Opinion by
Mr. Justice Green,
We agree entirely with the learned court below in the disposition of this case. It is perfectly clear that so far as the rediscounted notes which were paid at maturity by the makers *605are concerned, there was not, and could not be, any liability to the appellant on the part of the Ridgway Bank. The indorsement by the latter was’ at the best a mere contingent liability which could never become absolute if the paper was paid at maturity, by the makers, as was in fact done. Hence it follows that the Ridgway Bank was never a debtor to the appellant, either when the receivers were appointed, or at any time thereafter. It is not possible to apply the doctrine of Miller’s Appeal, 35 Pa. 481, to such a case because the fundamental facts upon which that decision was founded are absent. It was there held that the creditors of a voluntary assignor are the equitable owners of the assigned estate at the time of the assignment, and their rights are vested as of that date. Being the owner of a vested interest in the assigned estate, the creditor is entitled to a distribution of the proceeds of the estate, in the proportion which his claim bears to the aggregate of all the claims. Plaving the interest in the case cited, he was entitled to its fruits in any event, and was not to be deprived of them because he was able to secure partial payment of his claim by the subsequent attachment of a legacy, which fell to the assignor after the assignment, and therefore was no part of the assigned estate. It will be seen at once that no one who was not an actual creditor of the assignor at the time of the assignment could claim the benefit of the decision in that case, because he had no interest in the estate assigned. In this case, the appellant, so far as the notes now in question are concerned, not only was not a creditor of the Ridgway Bank at the time the receivers were appointed, but never became a creditor for any amount, at any time after. How then can the appellant claim the benefit of a relation which it never sustained to the Ridgway Bank. It is impossible.
The cases of Graff & Co.’s Est., 139 Pa. 69; Jamison’s Est., 163 Pa. 143; Appeal of Jordan & Porter, 107 Pa. 75, cited by appellant, have no application as they do not raise the present question, but only questions between persons who were actual creditors having different rights. In Dean & Son’s Appeal, 98 Pa. 101, the doctrine of Miller’s Appeal was applied to cases in which receivers were appointed for insolvent corporations. We there held that the rights of creditors of an insolvent corporation become fixed by a decree of the court ordering the dis*606solution tbereof. No rights can be subsequently acquired by a creditor which will entitle him to a larger participation in the estate of such insolvent corporation. This ruling was made in reference to the distribution of the estate of an insolvent insurance company. The appellant held a policy upon which a loss occurred after the decree of dissolution was made, and claimed a dividend upon the whole amount of insurance. But we held that the rights of all creditors were fixed as of the time of the dissolution, and must be adjudged as of that date, and a claim arising subsequently could not be considered.

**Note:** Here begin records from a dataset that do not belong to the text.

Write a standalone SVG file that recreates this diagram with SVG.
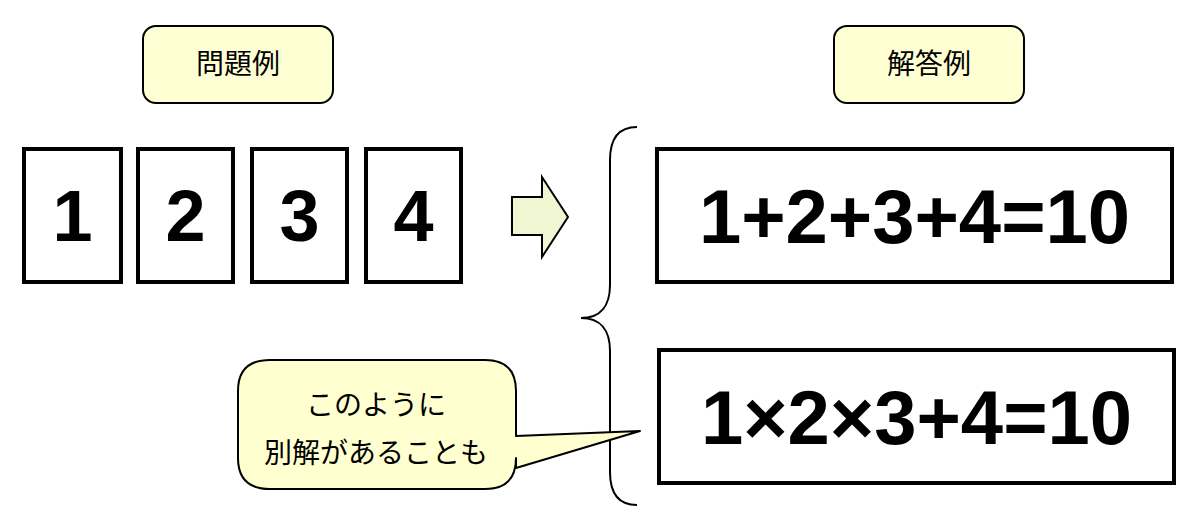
<svg xmlns="http://www.w3.org/2000/svg" width="1200" height="529" viewBox="0 0 1200 529">
<style>
.lbl{fill:#FFFFD4;stroke:#000;stroke-width:2}
.card{fill:#fff;stroke:#000;stroke-width:4}
.num{font-family:"Liberation Sans",Arial,sans-serif;font-weight:bold;font-size:72px;text-anchor:middle;fill:#000}
.eq{font-family:"Liberation Sans",Arial,sans-serif;font-weight:bold;font-size:76px;text-anchor:middle;fill:#000}
.jp{font-family:"Noto Sans CJK JP","Noto Sans",sans-serif;font-size:28px;text-anchor:middle;fill:#000}
</style>
<rect width="1200" height="529" fill="#fff"/>
<g id="label-problem">
<rect class="lbl" x="143" y="26" width="190" height="77" rx="13"/>
<text class="jp" x="238" y="74">問題例</text>
</g>
<g id="label-answer">
<rect class="lbl" x="834" y="26" width="190" height="77" rx="13"/>
<text class="jp" x="929" y="74">解答例</text>
</g>
<g id="card1"><rect class="card" x="24" y="149" width="97" height="133"/><text class="num" x="72.5" y="241">1</text></g>
<g id="card2"><rect class="card" x="138" y="149" width="95" height="133"/><text class="num" x="185.5" y="241">2</text></g>
<g id="card3"><rect class="card" x="252" y="149" width="95" height="133"/><text class="num" x="299.5" y="241">3</text></g>
<g id="card4"><rect class="card" x="366" y="149" width="95" height="133"/><text class="num" x="413.5" y="241">4</text></g>
<g id="arrow">
<path d="M512,197 L542,197 L542,177 L568,217 L542,257 L542,235 L512,235 Z" fill="#F0F5D2" stroke="#000" stroke-width="2" stroke-linejoin="miter"/>
</g>
<g id="connectors">
<path d="M637,127 C617,127 610,140 610,160 L610,285 C610,305 601,318 581,318 C601,318 610,331 610,351 L610,472 C610,492 617,505 637,505" fill="none" stroke="#000" stroke-width="2"/>
</g>
<g id="answer1">
<rect class="card" x="657" y="149" width="515" height="133"/>
<text class="eq" x="914.5" y="243">1+2+3+4=10</text>
</g>
<g id="answer2">
<rect class="card" x="659" y="350" width="515" height="133"/>
<text class="eq" x="916.5" y="444">1×2×3+4=10</text>
</g>
<g id="callout">
<path d="M270,360 L485,360 Q516,360 516,391 L516,436 L640,431 L516,468 L516,458 Q516,489 485,489 L270,489 Q238,489 238,458 L238,391 Q238,360 270,360 Z" fill="#FFFFD0" stroke="#000" stroke-width="2" stroke-linejoin="round"/>
<text class="jp" x="376" y="415">このように</text>
<text class="jp" x="376" y="463">別解があることも</text>
</g>
</svg>
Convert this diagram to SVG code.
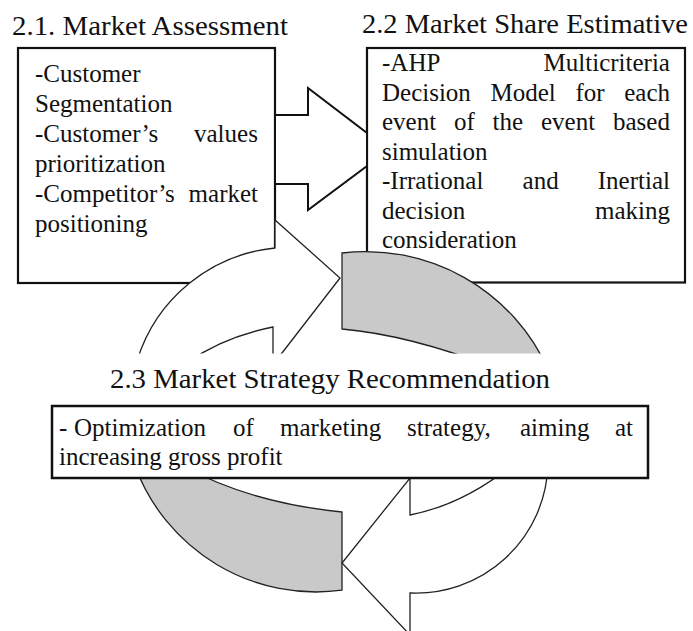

We therefore held that, a dividend could only he awarded upon the amount of the premium paid and not upon the loss.
As we understand the contentions of the parties, the foregoing ruling disposes of the only real controversy now left. Upon the notes rediscounted after the indorsement by the Ridg-Avay Bank, and which, falling due after the receivers were appointed, were either not paid at all, or only partially paid, dividends have been allowed so far as payments were not made. This we regard as correct. The assignments of error are all dismissed.
Decree affirmed and appeal dismissed at the cost of tifie appellant.